Prepare for Sorting interview questions at Salesforce — patterns, difficulty breakdown, and study tips.

Sorting questions appear in roughly 17% of Salesforce’s technical interview problems (33 out of 189). This frequency is significant because sorting is rarely the end goal. Instead, it’s a foundational step that enables efficient solutions to more complex data manipulation, merging, and scheduling problems—core activities in a CRM and cloud platform dealing with vast datasets. Mastering sorting demonstrates you can bring order to chaos, a practical skill for optimizing data pipelines, report generation, or event processing systems at scale.

What to Expect — Types of Problems

You will almost never be asked to implement a raw sorting algorithm like quicksort from scratch. Instead, problems use sorting as a tool. Expect these categories:

  1. Interval Problems: Merging, inserting, or finding overlaps in time slots or ranges (e.g., calendar scheduling, conflicting events).
  2. Top-K Problems: Finding the top/bottom K elements (e.g., most frequent leads, highest values). A sort is often the straightforward approach, but a heap might be the optimal follow-up.
  3. Greedy Problems with Sorting: Problems where sorting the data first unlocks a simple, step-by-step optimal solution (e.g., task scheduling, minimum meeting rooms).
  4. Two-Pointer Techniques on Sorted Data: After sorting, using two pointers to find pairs, triples, or to deduplicate (e.g., finding all unique triplets that sum to zero).

The key is recognizing when sorting the input first transforms an intractable O(n²) brute-force solution into a manageable O(n log n) one.

How to Prepare — Study Tips with One Code Example

Focus on applying sorting, not memorizing sort implementations. Use the standard library sort (e.g., sorted() in Python, .sort() in JavaScript, Arrays.sort() in Java) and invest your time in the logic that comes after.

A critical pattern is sorting by a specific property or custom key to simplify the problem logic.
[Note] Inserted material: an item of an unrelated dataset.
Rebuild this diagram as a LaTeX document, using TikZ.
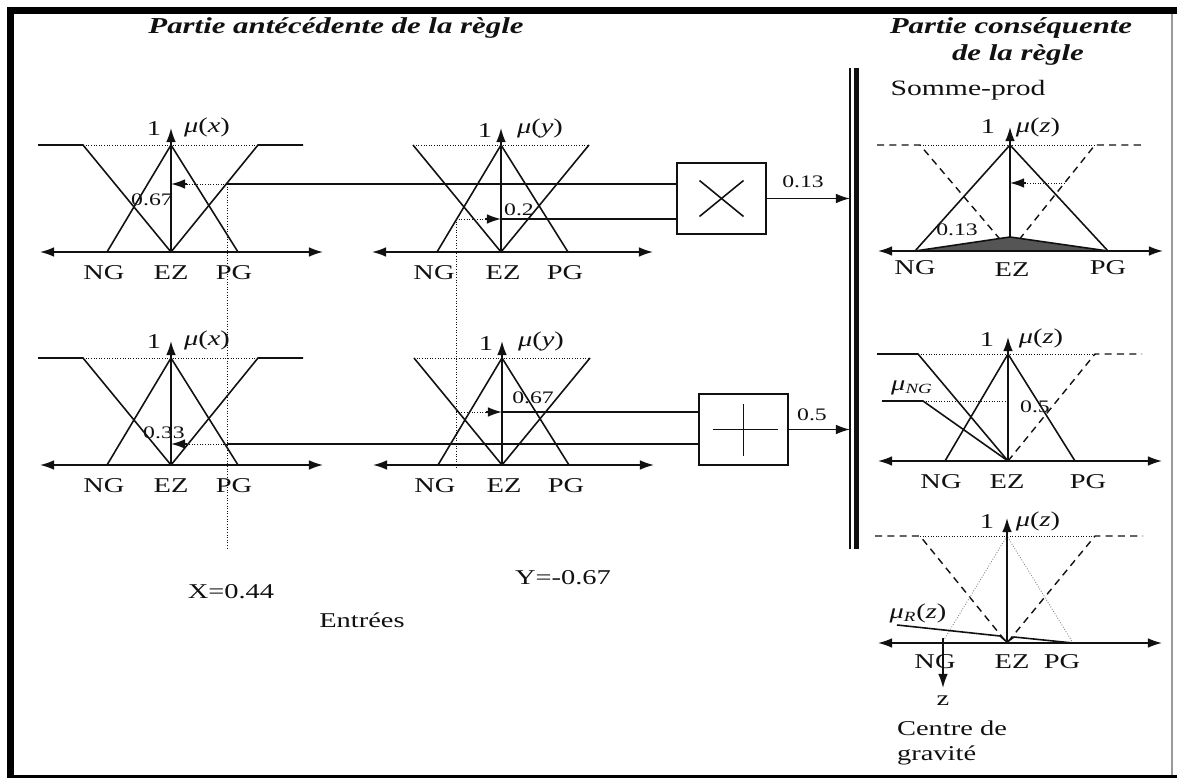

For example, many interval problems become trivial if you sort by start time.

Example: Merge Intervals Given a list of intervals, merge all overlapping ones.

Approach: Sort intervals by their start time. Iterate through the sorted list. If the current interval overlaps with the last merged interval in your result list (i.e., its start is less than or equal to the previous end), merge them by updating the end of the last merged interval. Otherwise, add it as a new interval.

def merge(intervals):
    if not intervals:
        return []
    # Sort by start time
    intervals.sort(key=lambda x: x[0])
    merged = [intervals[0]]
    for current_start, current_end in intervals[1:]:
        last_start, last_end = merged[-1]
        if current_start <= last_end:  # Overlap
            merged[-1][1] = max(last_end, current_end)  # Merge
        else:
            merged.append([current_start, current_end])
    return merged
  1. Start with fundamental two-pointer problems on sorted arrays (Two Sum II, Remove Duplicates).
  2. Move to core interval problems (Merge Intervals, Insert Interval).
  3. Practice greedy problems that require sorting as a pre-processing step (Meeting Rooms II, Non-overlapping Intervals).
  4. Finally, tackle hybrid problems where sorting is one part of a multi-step solution.

This progression builds from simple application to strategic recognition of when sorting is the key.